> _Task goal_
Return precisely the span of lines from the top of the material below to the line containing "plt.rcParams['font.family'] = ['Liberation", both included. Pictures are excluded.

> _Provided data_
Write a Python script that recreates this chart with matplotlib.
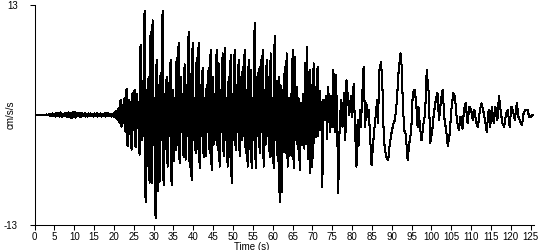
import numpy as np
import matplotlib
matplotlib.use("Agg")
import matplotlib.pyplot as plt

plt.rcParams['font.family'] = ['Liberation Sans', 'DejaVu Sans']

# acceleration trace
# part 1: turning points every 0.252 s from t = 0 (quiet part + strong shaking)
step_t = 0.252
acc_quiet = [0.03, -0.03, 0.04, -0.03, 0.03, -0.04, 0.03, -0.03, 0.04, -0.04, 0.05, -0.04, 0.06, -0.05, 0.08, -0.06,
             0.15, -0.12, 0.2, -0.1, 0.12, -0.18, 0.25, -0.15, 0.18, -0.2, 0.3, -0.22, 0.15, -0.12, 0.22, -0.18,
             0.2, -0.25, 0.3, -0.28, 0.25, -0.35, 0.3, -0.2, 0.35, -0.3, 0.25, -0.18, 0.2, -0.22, 0.28, -0.2,
             0.18, -0.15, 0.22, -0.2, 0.15, -0.18, 0.2, -0.12, 0.18, -0.15, 0.12, -0.18, 0.2, -0.15, 0.22, -0.2,
             0.15, -0.12, 0.2, -0.18, 0.12, -0.15, 0.18, -0.2, 0.25, -0.15, 0.2, -0.12, 0.15, -0.2, 0.18, -0.22,
             0.35, -0.3, 0.5, -0.6]
acc_strong = [0.8, -0.9, 1.8, -1.4, 1.2, -1.0, 2.0, -2.0, 3.1, -3.7, 1.8, -2.2, 1.5, -4.1, 2.6, -1.8,
              3.0, -3.8, 2.5, -1.6, 1.5, -4.7, 8.3, -3.0, 4.0, -2.5, 12.3, -10.3,
              3.0, -6.0, 4.5, -8.0, 9.8, -8.1, 11.2, -3.5, 2.0, -12.2, 6.5, -9.0, 3.5, -7.9, 5.0, -3.0,
              12.3, -8.3, 2.5, -4.0, 4.5, -6.1, 3.8, -2.5, 6.5, -8.3, 3.0, -5.5, 2.0, -4.2, 6.7, -3.5,
              8.5, -5.7, 4.5, -2.0, 2.5, -5.0, 6.0, -5.3, 3.5, -2.5, 9.8, -6.1, 4.8, -7.7, 8.5, -3.0,
              2.0, -4.5, 6.7, -4.0, 8.5, -6.3, 3.5, -2.5, 5.6, -5.0, 2.0, -4.9, 3.5, -2.0, 5.6, -4.5,
              7.7, -6.5, 4.5, -3.5, 2.5, -3.0, 7.7, -4.2, 6.1, -6.1, 3.0, -2.0, 7.3, -4.9, 7.9, -3.0,
              2.0, -6.1, 4.5, -5.0, 7.1, -8.1, 2.5, -3.0, 7.7, -4.2, 3.5, -2.0, 6.5, -4.9, 4.5, -3.0,
              5.7, -2.5, 7.7, -4.5, 3.0, -6.1, 6.5, -4.0, 5.3, -6.3, 2.0, -3.0, 10.9, -6.3, 4.5, -2.5,
              5.5, -4.5, 6.5, -2.0, 7.7, -6.1, 3.0, -3.5, 6.5, -2.5, 4.5, -5.0, 7.3, -4.9, 2.0, -6.3,
              9.4, -3.0, 4.0, -5.5, 4.5, -10.3, 3.5, -9.1, 3.0, -4.4, 5.7, -4.5, 7.3, -6.1, 2.0, -4.8,
              2.5, -4.9, 7.7, -6.3, 6.9, -3.0, 3.3, -4.0]

# part 2: coda, turning points with their times
coda_t = [66.5, 66.8, 67.1, 67.4, 67.7, 68.0, 68.2, 68.5, 68.7, 69.0, 69.3, 69.5, 69.8, 70.0, 70.3, 70.5,
          70.7, 71.0, 71.3, 71.5, 71.8, 72.0, 72.3, 72.5, 72.8, 73.1, 73.4, 73.7, 74.0, 74.4, 74.7, 75.0,
          75.3, 75.6, 75.9, 76.2, 76.5, 76.9, 77.3, 77.6, 78.0, 78.3, 78.6, 79.3, 79.7, 80.0, 80.4, 80.7,
          81.1, 81.4, 81.6, 82.0, 82.2, 82.9, 83.3, 83.6, 83.9, 84.2, 84.9, 85.5, 86.0, 86.3, 86.5, 86.9,
          87.3, 87.7, 88.0, 88.6, 89.1, 89.5, 89.9, 90.4, 90.8, 91.3, 91.7, 92.2, 92.5, 92.7, 93.1, 93.5,
          94.0, 94.4, 94.9, 95.3, 95.8, 96.2, 96.5, 96.7, 97.1, 97.5, 98.0, 98.4, 98.8, 99.3, 99.7, 100.2,
          100.6, 101.1, 101.5, 101.9, 102.4, 102.8, 103.3, 103.7, 104.1, 104.6, 105.0, 105.5, 105.9, 106.4,
          106.9, 107.3, 107.8, 108.2, 108.6, 109.1, 109.5, 110.0, 110.4, 110.8, 111.3, 111.7, 112.2, 112.6,
          113.0, 113.5, 113.9, 114.4, 114.8, 115.2, 115.7, 116.1, 116.6, 117.0, 117.5, 117.9, 118.3, 118.8,
          119.2, 119.7, 120.1, 120.5, 121.0, 121.5, 121.9, 122.4, 122.8, 123.2, 123.7, 124.2, 124.6, 125.0,
          125.4, 125.6]
coda_acc = [2.0, -6.5, 1.4, -3.5, 2.5, -4.0, 6.1, -3.4, 8.1, -5.2, 5.3, -6.9, 3.5, -6.1, 6.1, -3.3,
            3.3, -2.6, 5.7, -2.5, 2.9, -1.8, 1.5, -8.5, 1.8, -0.6, 2.2, -2.9, 3.3, -2.0, 2.2, -1.4,
            5.3, -2.0, 4.7, 0.5, -9.2, -0.6, 1.8, -1.4, 2.6, -3.0, 4.1, 0.0, 2.2, -0.2, 3.7, -1.0,
            -6.1, -0.6, -3.7, 0.6, -1.4, 5.7, -1.4, 1.4, -0.2, 0.6, -5.9, -2.2, 0.2, 1.8, -1.0, 5.3,
            6.3, 2.6, -3.0, -5.0, -5.3, -3.4, -2.2, -1.0, -0.6, 1.8, 5.0, 7.3, 5.7, 2.6, -1.8, -2.2,
            -5.3, -3.4, -1.8, 2.6, 3.0, 1.0, -1.4, 1.0, -1.4, -3.0, -1.0, 0.2, 5.3, 2.6, -3.3, -1.8,
            0.2, 1.8, 2.6, -0.6, 1.8, 3.0, -0.6, -1.8, -3.7, -2.2, 0.6, 2.6, 2.2, -0.6,
            -1.8, -0.2, -1.6, 0.6, 1.4, -1.0, 1.0, 0.6, -0.6, 0.6, -1.0, -1.4, 0.6, 1.4,
            0.6, -0.6, -2.0, 0.6, -1.4, 1.0, -1.0, 1.0, -0.6, 2.2, 0.2, -1.0, -1.4, 0.2,
            0.6, -1.4, 1.0, 0.6, -0.6, 1.4, -0.2, -0.8, -1.2, 0.2, 0.6, 0.6, -0.2, -0.2,
            0.0, 0.0]

x_ticks = list(range(0, 126, 5))

early = acc_quiet + acc_strong
t = np.concatenate([np.arange(len(early)) * step_t, coda_t])
acc = np.concatenate([early, coda_acc])

fig = plt.figure(figsize=(5.5, 2.5), dpi=100)
ax = fig.add_axes([34.5 / 550, 25 / 250, 499 / 550, 220 / 250])
ax.plot(t, acc, color='black', linewidth=0.75, antialiased=False)

ax.set_xlim(0, 125.7)
ax.set_ylim(-13, 13)
ax.set_xticks(x_ticks)
ax.set_xticklabels([str(v) for v in x_ticks])
ax.set_yticks([-13, 13])
ax.set_yticklabels(['-13', '13'])
ax.tick_params(axis='x', direction='out', length=3.6, width=0.75, pad=1.2, labelsize=7)
ax.tick_params(axis='y', direction='out', length=3.6, width=0.75, pad=8.5, labelsize=7)

for side in ['top', 'right']:
    ax.spines[side].set_visible(False)
for side in ['left', 'bottom']:
    ax.spines[side].set_linewidth(0.75)

ax.set_xlabel('Time (s)', fontsize=7)
ax.xaxis.set_label_coords((252 - 34.5) / 499, -0.075)
ax.set_ylabel('cm/s/s', fontsize=7)
ax.yaxis.set_label_coords(-0.037, 0.5)

fig.savefig('out.png', dpi=100)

> _Solved exercise_
Write a Python script that recreates this chart with matplotlib.
import numpy as np
import matplotlib
matplotlib.use("Agg")
import matplotlib.pyplot as plt

plt.rcParams['font.family'] = ['Liberation Sans', 'DejaVu Sans']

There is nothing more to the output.